Joe Dzeda, on the other hand, was born in San Francisco, CA to Hattie and Joseph J. Dzeda, who was in the United States Navy at the time. Following the senior Joseph’s military service, the family returned to the Cleveland, Ohio area where Joe grew up. An early lover of music and technology, upon graduation from Kent State University he moved to Hartford in 1968 to work in the console shop of Austin Organs, Inc. Shortly after, he met Aubrey Thompson-Allen, who invited him to become his assistant. Two years later, when Nicholas joined the firm, Joe and Nick became fast friends and later innovative business partners, expanding the profile of this little firm and of their own abilities into one of the leading national forces for the exacting and faithful restoration of some of the country’s finest instruments.

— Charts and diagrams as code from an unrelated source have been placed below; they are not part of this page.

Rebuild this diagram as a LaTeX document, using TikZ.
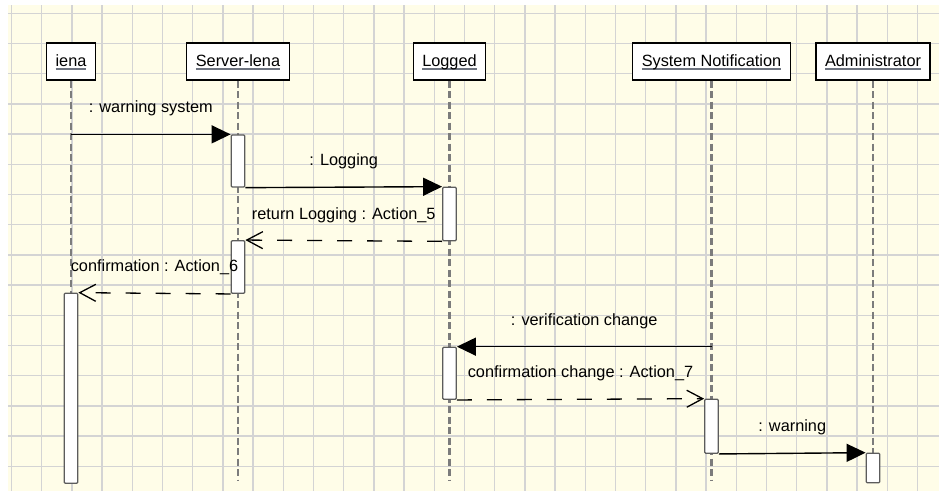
\documentclass[tikz,border=0pt]{standalone}
\usepackage{fontspec}
\setmainfont{Liberation Sans}
\usetikzlibrary{arrows.meta}
\definecolor{Cream}{HTML}{FFFDE8}
\definecolor{GridGray}{HTML}{D4D4D4}
\definecolor{LineGray}{HTML}{7C7C7C}
\definecolor{BarEdge}{HTML}{5C5C5C}
\definecolor{UnderGray}{HTML}{6E7480}
\newcommand{\lifelabel}[1]{\setbox0\hbox{#1}\rlap{\textcolor{UnderGray}{\rule[-3pt]{\wd0}{1.2pt}}}\box0}
\tikzset{
  lifehead/.style={
    draw=black, line width=1.1pt, fill=white, inner xsep=9pt,
    minimum height=37pt, text height=12.5pt, text depth=2.5pt,
    font=\fontsize{16.3}{19}\selectfont
  },
  lifeline/.style={draw=LineGray, line width=2.2pt, dash pattern=on 7pt off 3.5pt},
  bar/.style={
    draw=BarEdge, line width=1.3pt, fill=white, rounded corners=1pt,
    minimum width=13.5pt, inner sep=0pt
  },
  call/.style={-{Triangle[length=19pt,width=18pt]}, line width=1.4pt, draw=black},
  reply/.style={-{Straight Barb[length=16pt,width=17pt]}, line width=1.3pt,
    draw=black, dash pattern=on 15pt off 15pt},
  msglabel/.style={midway, anchor=base, yshift=21.5pt, inner sep=0pt,
    font=\fontsize{16.3}{19}\selectfont}
}

\begin{document}
\begin{tikzpicture}[x=1pt,y=-1pt,
    gridline/.style={draw=GridGray, line width=1.3pt}]
  \useasboundingbox (0,0) rectangle (939,493);
  \fill[Cream] (8,5) rectangle (939,491);
  \foreach \i in {0,...,30}
    \draw[gridline] ({11.5+30.2*\i},5) -- ({11.5+30.2*\i},491);
  \foreach \j in {0,...,15}
    \draw[gridline] (8,{13.3+30.2*\j}) -- (939,{13.3+30.2*\j});

  \node[lifehead] (iena) at (71,61.5) {\lifelabel{iena}};
  \node[lifehead] (server) at (238,61.5) {\lifelabel{Server-lena}};
  \node[lifehead] (logged) at (449.5,61.5) {\lifelabel{Logged}};
  \node[lifehead] (notif) at (711.5,61.5) {\lifelabel{System Notification}};
  \node[lifehead] (admin) at (873,61.5) {\lifelabel{Administrator}};

  \foreach \n in {iena,server,logged,notif,admin} {
    \coordinate (\n-end) at (\n |- 0,481);
    \draw[lifeline] (\n.south) -- (\n-end);
  }

  \node[bar, minimum height=52pt] (srvA) at (server |- 0,161) {};
  \node[bar, minimum height=53.4pt] (logA) at (logged |- 0,214) {};
  \node[bar, minimum height=52.6pt] (srvB) at (server |- 0,267) {};
  \node[bar, minimum height=190pt] (ienaA) at (iena |- 0,388.3) {};
  \node[bar, minimum height=52pt] (logB) at (logged |- 0,373.3) {};
  \node[bar, minimum height=54pt] (notifA) at (notif |- 0,426.3) {};
  \node[bar, minimum height=29.4pt] (adminA) at (admin |- 0,468) {};

  \draw[call] (iena |- srvA.north) -- (srvA.north west)
    node[msglabel] {: warning system};
  \draw[call] (srvA.south east) -- (logA.north west)
    node[msglabel] {: Logging};
  \draw[reply] (logA.south west) -- (srvB.north east)
    node[msglabel] {return Logging : Action\_5};
  \draw[reply] (srvB.south west) -- (ienaA.north east)
    node[msglabel] {confirmation : Action\_6};
  \draw[call] (notif |- logB.north) -- (logB.north east)
    node[msglabel] {: verification change};
  \draw[reply] (logB.south east) -- (notifA.north west)
    node[msglabel] {confirmation change : Action\_7};
  \draw[call] (notifA.south east) -- (adminA.north west)
    node[msglabel] {: warning};
\end{tikzpicture}
\end{document}
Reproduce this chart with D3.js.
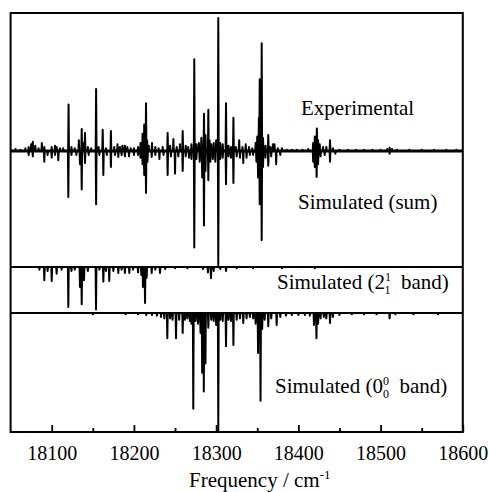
<!DOCTYPE html>
<html>
<head>
<meta charset="utf-8">
<script src="https://cdn.jsdelivr.net/npm/d3@7"></script>
<style>
  body { margin: 0; background: #fff; }
  svg { display: block; }
</style>
</head>
<body>
<svg></svg>
<script>
// chart size
var width = 489;
var height = 492;
var serif = "'Liberation Serif', 'Times New Roman', 'DejaVu Serif', serif";

// peak lists: [frequency (cm-1), intensity]
var experimental = [
  [18056,1.5],[18062,1],[18068,2],[18072,3],[18075,5],[18077,7],[18080,4],[18084,2],[18088,6],[18091,3],[18100,3],[18104,4],[18106,3],[18110,2],[18114,2],
  [18120.5,35],[18124,3],[18128,2],
  [18133,8],[18136.5,16.5],[18138,6],[18140.5,13.5],[18144,3],[18148,2],
  [18154,46.6],[18157,3],
  [18162,16],[18166,2],[18172,15],[18176,3],[18180,5],[18183,3],[18186,4],[18189,4],[18192,3],[18196,2],[18200,2],
  [18205,3],[18208,6],[18210.5,13],[18212.5,20],[18214.7,36],[18216,8],[18218,4],
  [18222,6],[18226,3],[18230,2],[18235,3],
  [18241,13.5],[18244,4],[18248,9],[18252,3],[18256,5],[18259.3,15],[18263,4],[18266,3],[18270,5],
  [18273.4,69],[18276,5],[18279,6],[18282,10],[18285.2,28],[18287,12],[18290.5,31],[18292,8],[18294,5],[18297,6],[18300,8],
  [18302.6,100],[18305,6],[18308,5],[18312,36],[18315,4],[18318,3],[18321,25],[18324,3],[18328,8],[18332,3],[18336,5],[18340,3],[18344,2],
  [18348,6],[18350,11],[18352,25],[18353,54],[18355.4,81],[18357,10],[18360,4],[18363.4,12],[18366,3],[18369,5],[18371,5],[18375,2],[18380,2],
  [18386,1],[18392,1],[18398,1],[18405,1],[18412,1.5],
  [18418,6],[18420,11],[18422.5,17],[18424,8],[18426,5],[18430,3],[18434,3],[18438.5,8],[18442,2],
  [18450,1],[18460,1],[18470,1],[18480,1],[18490,1],[18500,1],[18508,1.5],[18511,2.5],[18514,1.5],[18520,1],[18535,1],[18550,1],[18565,1],[18580,1],[18592,1]
];

var simulatedSum = [
  [18072,3],[18077,4],[18091,8],[18095,3],[18100,5],[18104,3],[18108,7],
  [18120.2,34.6],[18124,3],[18130,3],[18134.4,10],[18136.5,29],[18140.5,9],[18145,3],
  [18154,40],[18158,3],[18162.8,18],[18167,3],[18172,12],[18177,3],[18181,4.5],[18185,3],[18189,4],[18194,4],[18200,3],[18205,3],
  [18208,5],[18210.5,10],[18212.5,18],[18214.7,31.6],[18216.5,8],[18221.6,4.5],[18226,3],[18231,6],[18236,3],
  [18241,18],[18245,4],[18250,17],[18254,4],[18259.3,15],[18263,4],[18267,5],[18270,6],
  [18273.4,72.6],[18276,6],[18280,8],[18283,20],[18285.2,56],[18287,15],[18290.5,22],[18293,8],[18296,6],[18299,8],
  [18302.6,86],[18305,6],[18308,5],[18312,25],[18315,4],[18318,5],[18321,24],[18325,4],[18329,5],[18333,9],[18337,5],[18341,3],[18345,3],
  [18349,8],[18351,20],[18353,40],[18355.4,67],[18357,12],[18360,5],[18363.4,11],[18367,4],[18373,10],[18378,3],
  [18418,8],[18420,12],[18422.2,19.5],[18424,10],[18427,4],[18432,3],[18438.5,8],[18445,2],[18511,2]
];

var band21 = [
  [18085,2],[18091,10],[18095,3],[18100,10.5],[18106,5],[18112,2],
  [18120.2,30],[18124,3],[18128,2],[18134.4,15],[18136.5,28],[18139.3,10],[18144,3],
  [18153.9,32],[18158,2],[18162.8,11],[18166,3],[18170,10.5],[18175,3],[18181,4.5],[18185,2],[18189,4.5],[18194.4,4.5],[18199,2],[18205,4],
  [18209,6],[18211,15],[18213.5,27],[18215.5,8],[18221.6,4.5],[18226,2],[18231.7,4.5],[18238,1.5],[18250,1],[18265,1],
  [18284,1.5],[18290,4],[18293.7,8.5],[18297,3],[18305,1.5],[18312,3],[18325,1],[18345,1],[18380,1],[18420,1]
];

var band00 = [
  [18150,1],[18190,1],[18205,1],[18215,1.5],[18222,1.5],[18228,2],[18233,3],[18237,4],[18240.6,19],[18244,4],[18247,5],[18251.2,19],[18255,5],[18259.3,15],[18262,5],[18265,4],[18268,6],[18270,8],
  [18272.2,72],[18275,6],[18278,8],[18281,15],[18283,45],[18285,59],[18287,38],[18290.5,11],[18294,5],[18297,6],[18300,9],
  [18302.6,89],[18305,5],[18308,6],[18312,25],[18315,5],[18318,6],[18321,24],[18325,5],[18329,4],[18333,7.5],[18337,4],[18341,3],[18345,4],
  [18348,8],[18351,30],[18354,66],[18356,12],[18359,5],[18363.4,10],[18367,4],[18373.6,9],[18378,3],[18385,2],[18392,1.5],[18400,1.5],[18408,1.5],[18414,2],
  [18419,9],[18422,19],[18424,8],[18427,4],[18431,3],[18434,4],[18438.5,7.5],[18442,3],[18450,1.5],[18465,1],[18480,1],[18495,1],[18511,4],[18518,1],[18540,1],[18570,1]
];

// axis ticks
var majorTicks = [18100, 18200, 18300, 18400, 18500, 18600];
var minorTicks = [18150, 18250, 18350, 18450, 18550];

var svg = d3.select("svg")
  .attr("width", width)
  .attr("height", height);

// scales
var x = d3.scaleLinear().domain([18050, 18600]).range([10.6, 462.8]);
var yExp = d3.scaleLinear().domain([0, 103.8]).range([151, 13]);
var ySum = d3.scaleLinear().domain([0, 87.2]).range([151, 267]);
var yMid = d3.scaleLinear().domain([0, 34.6]).range([267, 313]);
var yLow = d3.scaleLinear().domain([0, 89.5]).range([313, 432]);

// turn a peak list into a stick trace along the baseline
function trace(peaks) {
  var pts = [[x.domain()[0], 0]];
  peaks.slice().sort(function(a, b) { return a[0] - b[0]; }).forEach(function(p) {
    pts.push([p[0] - 0.5, 0], [p[0], p[1]], [p[0] + 0.5, 0]);
  });
  pts.push([x.domain()[1], 0]);
  return pts;
}

function draw(peaks, y) {
  svg.append("path")
    .attr("d", d3.line().x(function(d) { return x(d[0]); }).y(function(d) { return y(d[1]); })(trace(peaks)))
    .attr("fill", "none")
    .attr("stroke", "#000")
    .attr("stroke-width", 2)
    .attr("stroke-linejoin", "round");
}

draw(simulatedSum, ySum);
draw(experimental, yExp);
draw(band21, yMid);
draw(band00, yLow);

// noisy experimental baseline
svg.append("line")
  .attr("x1", x.range()[0]).attr("x2", x.range()[1])
  .attr("y1", yExp(0)).attr("y2", yExp(0))
  .attr("stroke", "#000").attr("stroke-width", 2.8);

// frame and panel dividers
svg.append("rect")
  .attr("x", x.range()[0]).attr("y", yExp.range()[1])
  .attr("width", x.range()[1] - x.range()[0])
  .attr("height", yLow.range()[1] - yExp.range()[1])
  .attr("fill", "none").attr("stroke", "#000").attr("stroke-width", 2);

[ySum.range()[1], yMid.range()[1]].forEach(function(v) {
  svg.append("line")
    .attr("x1", x.range()[0]).attr("x2", x.range()[1])
    .attr("y1", v).attr("y2", v)
    .attr("stroke", "#000").attr("stroke-width", 2);
});

// bottom axis
var axis = svg.append("g")
  .attr("transform", "translate(0," + yLow.range()[1] + ")")
  .call(d3.axisBottom(x).tickValues(majorTicks).tickSizeInner(-7).tickSizeOuter(0).tickPadding(14).tickFormat(d3.format("d")));
axis.select(".domain").remove();
axis.selectAll("line").attr("stroke-width", 1.8);
axis.selectAll("text").style("font-family", serif).style("font-size", "20px").attr("fill", "#000");

var minor = svg.append("g")
  .attr("transform", "translate(0," + yLow.range()[1] + ")")
  .call(d3.axisBottom(x).tickValues(minorTicks).tickSizeInner(-4).tickSizeOuter(0).tickFormat(""));
minor.select(".domain").remove();
minor.selectAll("line").attr("stroke-width", 1.8);

function label(xp, yp) {
  return svg.append("text").attr("x", xp).attr("y", yp)
    .style("font-family", serif).style("font-size", "21px").style("white-space", "pre");
}

// axis title
var title = label(189, 486.5);
title.append("tspan").text("Frequency / cm");
title.append("tspan").style("font-size", "13px").attr("dy", -8).text("-1");

// panel labels
label(301, 115).text("Experimental");
label(298, 209).text("Simulated (sum)");

function bandLabel(xp, yp, base, upper, lower) {
  var t = label(xp, yp);
  t.append("tspan").text("Simulated (" + base);
  t.append("tspan").style("font-size", "12px").attr("dy", -8).text(upper);
  t.append("tspan").style("font-size", "12px").attr("dx", -6).attr("dy", 13).text(lower);
  t.append("tspan").attr("dy", -5).text("  band)");
}
bandLabel(277, 289, "2", "1", "1");
bandLabel(275, 393, "0", "0", "0");
</script>
</body>
</html>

Among these instruments there are many notable examples outside of Yale, largely, though by no means exclusively, built by the Skinner and Aeolian-Skinner organ companies of Boston, Massachusetts. These include instruments at Stambaugh Auditorium, Youngstown, Ohio; the Toledo Museum of Art; First Presbyterian Church, Wilmington, Delaware; Hope College, Holland, Michigan; Grinnell College, Iowa; St. Luke’s Episcopal, Evanston, Illinois; and St. Paul’s Episcopal Church, Winston-Salem, North Carolina. Probably the most noble example of these restorations was our own Newberry Memorial Organ in Woolsey Hall which was restored to its original condition just before the pandemic.
These were world class restorations that essentially saved from disestablishment the finest examples of two of the most important organ manufacturers in the world. As a result, generations of organists will understand and grow in a tradition of organ playing that, for a time, might have fallen out of fashion. Their work set a new standard of research and craftsmanship which other organ firms eventually followed. They had an international reputation which led to serving as consultant on the restoration of the Skinner organ in Chateau de Candé in Monts, France.
It is important to note as well that while their work was critically important in breathing new life into these instruments, it took artist-teachers such as Professor Thomas Murray, who was Yale faculty from 1980-2019, and Professor Charles Krigbaum (serving Yale from 1958-1994) to bring these instruments to life through performance and pedagogy. These four men and their associates and students were nearly solely responsible for rescuing an art of music-making from being completely lost. Yale boasts of being home to trail blazers and field changers. These gentlemen are prime examples of such innovation.
Some of this remarkable history has been documented in articles featuring Joe Dzeda’s award-winning scholarship. More of it will be outlined in forthcoming writings from the Institute in which we hope to document some of their world-class leadership.
Please join me in congratulating them on their (not-too!!) upcoming retirements which I am sure will provide them liberty in their schedules for all their many interests and passions. In the meantime, we are working on a succession plan which will involve an international search for a new Yale organ curator who will spend considerable time apprenticing with the incomparable Nicholas Thompson-Allen and Joseph Dzeda. In this way, we hope to maintain the body of knowledge and practice that have provided such strength in our training of the next generation of organists.”